## Task description
What you return should match every record exactly, with the images removed.

—————

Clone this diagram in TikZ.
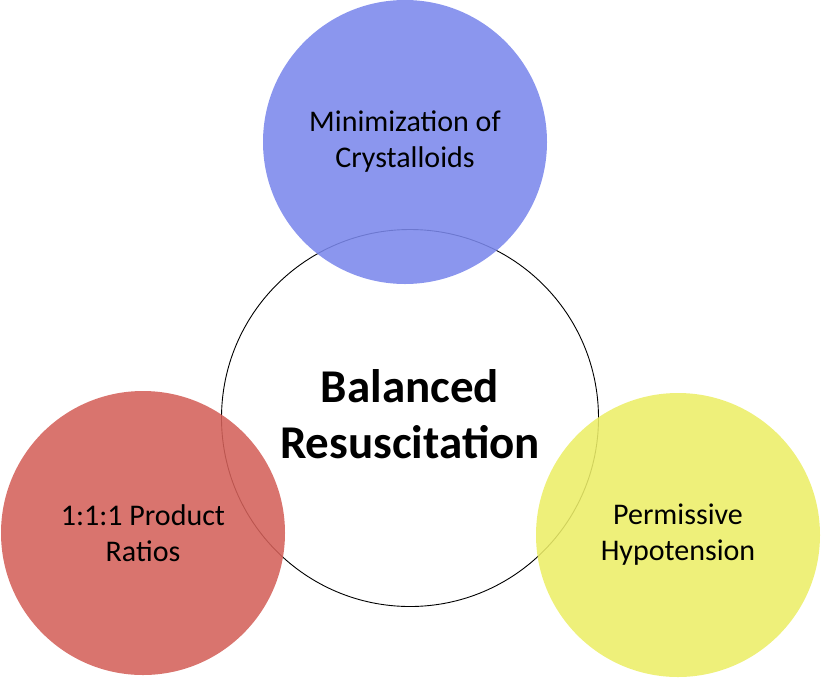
\documentclass[tikz,border=0pt]{standalone}
\usepackage{fontspec}
\setmainfont{Carlito}
\usepackage{tikz}
\usetikzlibrary{positioning}
\definecolor{crysblue}{RGB}{123,136,236}
\definecolor{ratiored}{RGB}{212,97,90}
\definecolor{hypoyellow}{RGB}{236,238,104}
\tikzset{
    %Define style for the outer circles
    punkt/.style={
           circle,
           inner sep=0pt,
           minimum size=284pt,
           fill opacity=0.88,
           text opacity=1,
           align=center,
           font=\fontsize{30}{36}\selectfont},
    % Define style for the middle circle
    punktmid/.style={
           circle,
           draw=black, line width=0.9pt,
           inner sep=0pt,
           minimum size=377pt,
           align=center,
           font=\bfseries\fontsize{47}{56}\selectfont}
}
\begin{document}
\begin{tikzpicture}[x=1pt,y=-1pt]
\useasboundingbox (0,0) rectangle (822,681);
\node[punktmid](mid) at (410,418){};
\node[punkt, fill=crysblue](crys) at (405,142){Minimization of\\Crystalloids};
\node[punkt, fill=ratiored](ratio) at (143,533){1:1:1 Product\\Ratios};
\node[punkt, fill=hypoyellow](hypo) at (678,535){Permissive\\Hypotension};
\node[font=\bfseries\fontsize{47}{56}\selectfont, align=center](midtext) at (410,414){Balanced\\Resuscitation};
\end{tikzpicture}
\end{document}
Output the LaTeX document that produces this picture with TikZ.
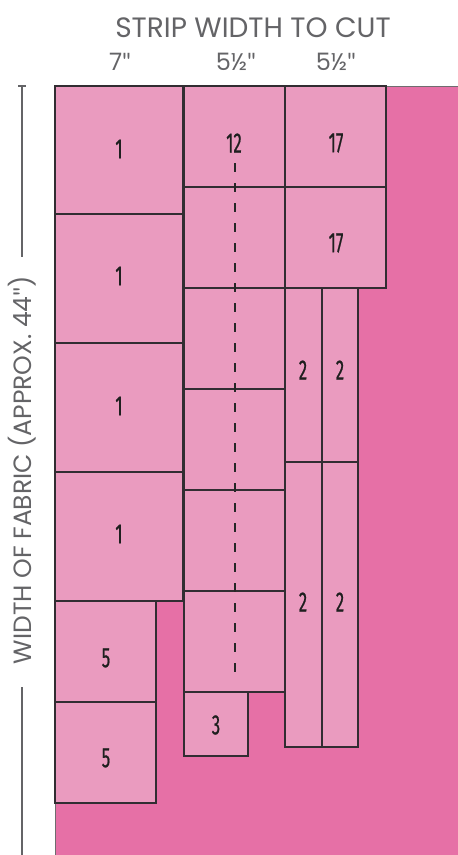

—————

## Final result
Clone this diagram in TikZ.
\documentclass[tikz,border=0pt]{standalone}
\usepackage{fontspec}
\setmainfont{Carlito}
\usepackage{tikz}
\usetikzlibrary{positioning}
\definecolor{crysblue}{RGB}{123,136,236}
\definecolor{ratiored}{RGB}{212,97,90}
\definecolor{hypoyellow}{RGB}{236,238,104}
\tikzset{
    %Define style for the outer circles
    punkt/.style={
           circle,
           inner sep=0pt,
           minimum size=284pt,
           fill opacity=0.88,
           text opacity=1,
           align=center,
           font=\fontsize{30}{36}\selectfont},
    % Define style for the middle circle
    punktmid/.style={
           circle,
           draw=black, line width=0.9pt,
           inner sep=0pt,
           minimum size=377pt,
           align=center,
           font=\bfseries\fontsize{47}{56}\selectfont}
}
\begin{document}
\begin{tikzpicture}[x=1pt,y=-1pt]
\useasboundingbox (0,0) rectangle (822,681);
\node[punktmid](mid) at (410,418){};
\node[punkt, fill=crysblue](crys) at (405,142){Minimization of\\Crystalloids};
\node[punkt, fill=ratiored](ratio) at (143,533){1:1:1 Product\\Ratios};
\node[punkt, fill=hypoyellow](hypo) at (678,535){Permissive\\Hypotension};
\node[font=\bfseries\fontsize{47}{56}\selectfont, align=center](midtext) at (410,414){Balanced\\Resuscitation};
\end{tikzpicture}
\end{document}
Output the LaTeX document that produces this picture with TikZ.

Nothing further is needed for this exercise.